### Task objective:
Make an exact transcription of the material, leaving out all images.

--------------------------------------------------

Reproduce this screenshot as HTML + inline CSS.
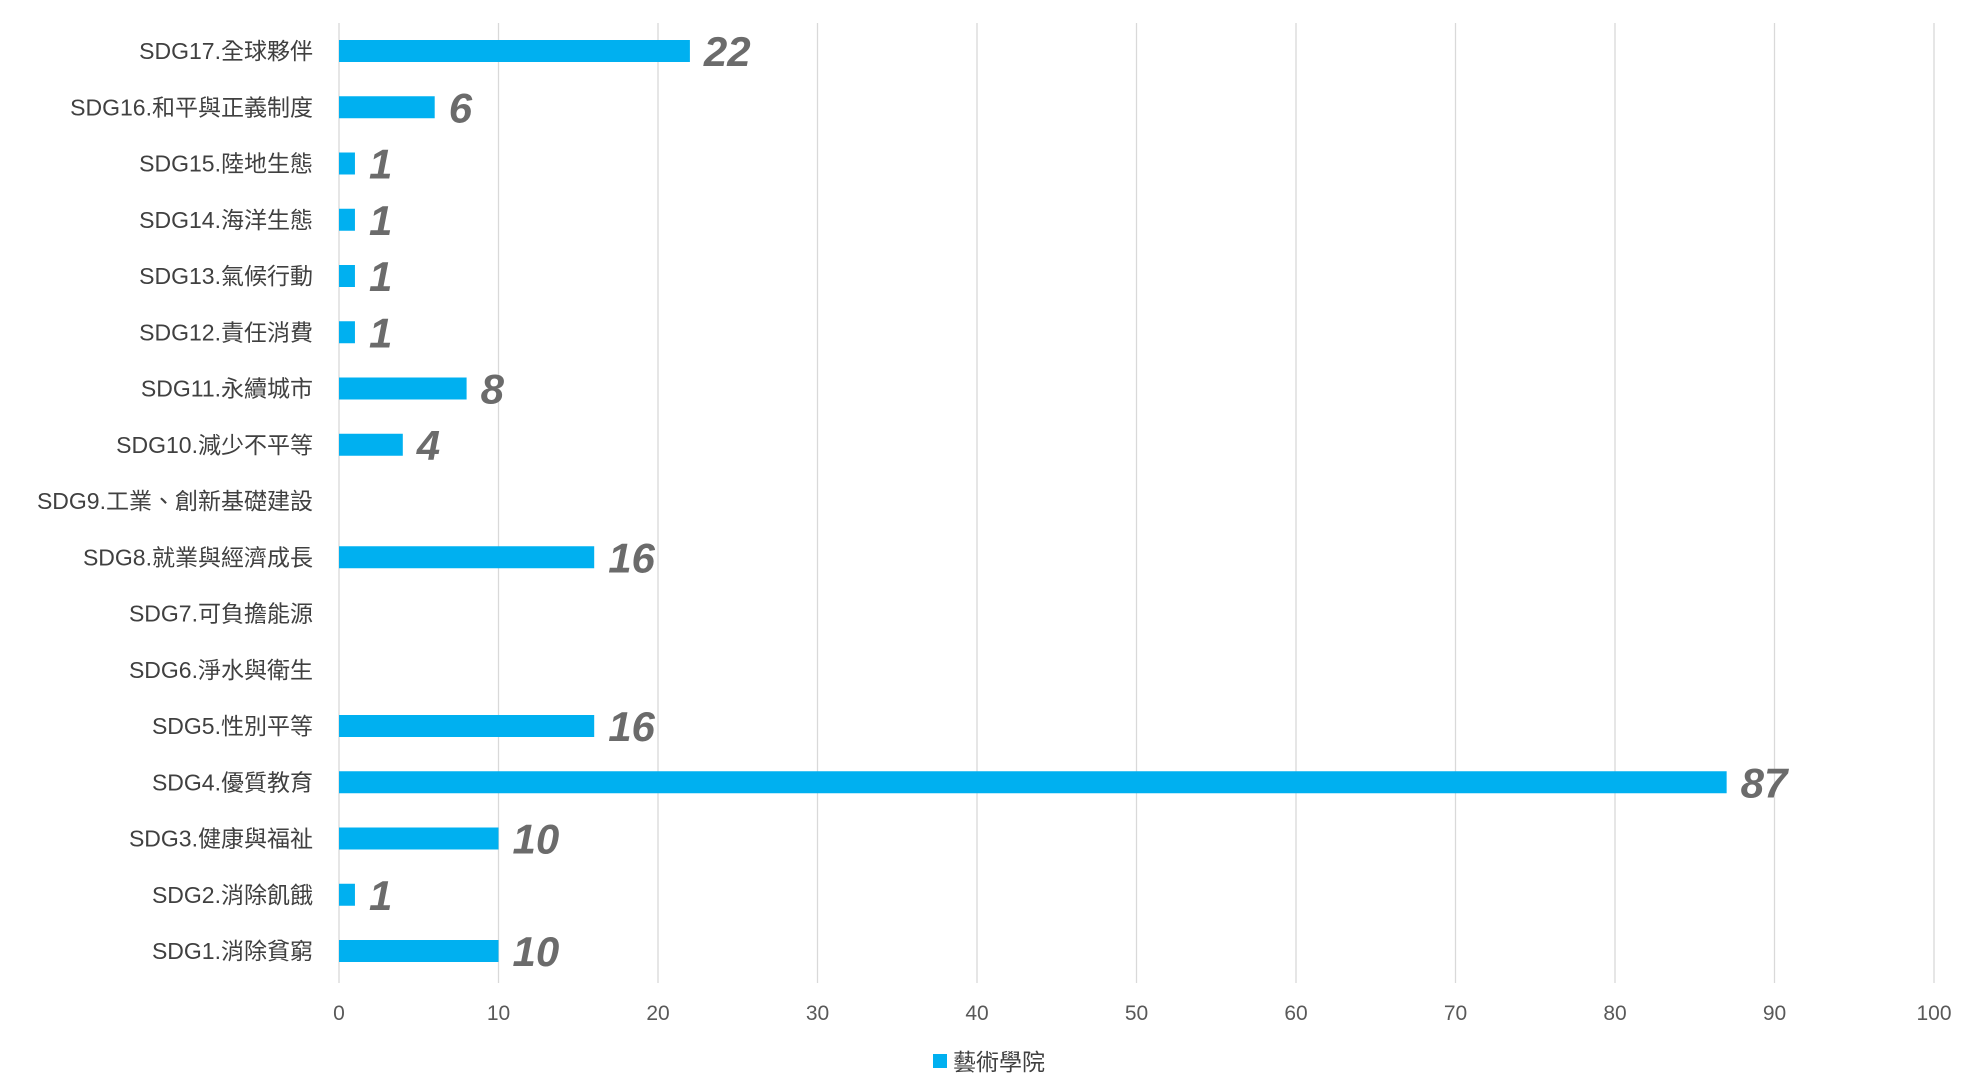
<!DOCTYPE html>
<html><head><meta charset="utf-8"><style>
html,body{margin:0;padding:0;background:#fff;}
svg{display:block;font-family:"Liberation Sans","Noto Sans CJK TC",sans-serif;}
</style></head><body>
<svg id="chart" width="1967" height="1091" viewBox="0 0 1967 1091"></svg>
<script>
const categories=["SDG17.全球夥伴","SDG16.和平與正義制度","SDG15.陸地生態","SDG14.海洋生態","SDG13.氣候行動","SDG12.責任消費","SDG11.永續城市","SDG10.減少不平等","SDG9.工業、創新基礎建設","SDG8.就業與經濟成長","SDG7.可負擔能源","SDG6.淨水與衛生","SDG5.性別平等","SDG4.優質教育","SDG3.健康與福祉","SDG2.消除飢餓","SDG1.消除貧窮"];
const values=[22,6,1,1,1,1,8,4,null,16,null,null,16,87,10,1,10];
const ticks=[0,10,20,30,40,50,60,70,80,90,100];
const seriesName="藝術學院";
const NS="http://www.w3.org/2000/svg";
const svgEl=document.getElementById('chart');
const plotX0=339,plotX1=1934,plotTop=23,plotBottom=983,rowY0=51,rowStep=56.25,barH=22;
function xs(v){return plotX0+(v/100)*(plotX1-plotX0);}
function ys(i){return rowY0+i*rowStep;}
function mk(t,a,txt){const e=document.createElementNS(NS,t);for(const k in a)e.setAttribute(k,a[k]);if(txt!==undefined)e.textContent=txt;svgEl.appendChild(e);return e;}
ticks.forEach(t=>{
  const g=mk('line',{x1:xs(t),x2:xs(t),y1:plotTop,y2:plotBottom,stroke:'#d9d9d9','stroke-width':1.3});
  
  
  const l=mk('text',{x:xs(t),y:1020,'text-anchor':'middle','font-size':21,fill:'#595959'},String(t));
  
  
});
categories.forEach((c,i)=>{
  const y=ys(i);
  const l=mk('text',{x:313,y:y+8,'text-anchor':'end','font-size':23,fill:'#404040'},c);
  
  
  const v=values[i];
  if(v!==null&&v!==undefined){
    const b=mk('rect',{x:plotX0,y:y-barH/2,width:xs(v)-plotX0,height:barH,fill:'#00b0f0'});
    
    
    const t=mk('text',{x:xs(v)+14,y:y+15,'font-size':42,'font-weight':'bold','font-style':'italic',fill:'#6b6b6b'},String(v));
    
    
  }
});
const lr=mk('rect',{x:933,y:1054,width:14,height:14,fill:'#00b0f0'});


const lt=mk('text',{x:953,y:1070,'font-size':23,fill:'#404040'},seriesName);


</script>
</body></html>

--------------------------------------------------

### In response:
Reproduce this screenshot as HTML + inline CSS.
<!DOCTYPE html>
<html><head><meta charset="utf-8"><style>
html,body{margin:0;padding:0;background:#fff;}
svg{display:block;font-family:"Liberation Sans","Noto Sans CJK TC",sans-serif;}
</style></head><body>
<svg id="chart" width="1967" height="1091" viewBox="0 0 1967 1091"></svg>
<script>
const categories=["SDG17.全球夥伴","SDG16.和平與正義制度","SDG15.陸地生態","SDG14.海洋生態","SDG13.氣候行動","SDG12.責任消費","SDG11.永續城市","SDG10.減少不平等","SDG9.工業、創新基礎建設","SDG8.就業與經濟成長","SDG7.可負擔能源","SDG6.淨水與衛生","SDG5.性別平等","SDG4.優質教育","SDG3.健康與福祉","SDG2.消除飢餓","SDG1.消除貧窮"];
const values=[22,6,1,1,1,1,8,4,null,16,null,null,16,87,10,1,10];
const ticks=[0,10,20,30,40,50,60,70,80,90,100];
const seriesName="藝術學院";
const NS="http://www.w3.org/2000/svg";
const svgEl=document.getElementById('chart');
const plotX0=339,plotX1=1934,plotTop=23,plotBottom=983,rowY0=51,rowStep=56.25,barH=22;
function xs(v){return plotX0+(v/100)*(plotX1-plotX0);}
function ys(i){return rowY0+i*rowStep;}
function mk(t,a,txt){const e=document.createElementNS(NS,t);for(const k in a)e.setAttribute(k,a[k]);if(txt!==undefined)e.textContent=txt;svgEl.appendChild(e);return e;}
ticks.forEach(t=>{
  const g=mk('line',{x1:xs(t),x2:xs(t),y1:plotTop,y2:plotBottom,stroke:'#d9d9d9','stroke-width':1.3});
  
  
  const l=mk('text',{x:xs(t),y:1020,'text-anchor':'middle','font-size':21,fill:'#595959'},String(t));
  
  
});
categories.forEach((c,i)=>{
  const y=ys(i);
  const l=mk('text',{x:313,y:y+8,'text-anchor':'end','font-size':23,fill:'#404040'},c);
  
  
  const v=values[i];
  if(v!==null&&v!==undefined){
    const b=mk('rect',{x:plotX0,y:y-barH/2,width:xs(v)-plotX0,height:barH,fill:'#00b0f0'});
    
    
    const t=mk('text',{x:xs(v)+14,y:y+15,'font-size':42,'font-weight':'bold','font-style':'italic',fill:'#6b6b6b'},String(v));
    
    
  }
});
const lr=mk('rect',{x:933,y:1054,width:14,height:14,fill:'#00b0f0'});


const lt=mk('text',{x:953,y:1070,'font-size':23,fill:'#404040'},seriesName);


</script>
</body></html>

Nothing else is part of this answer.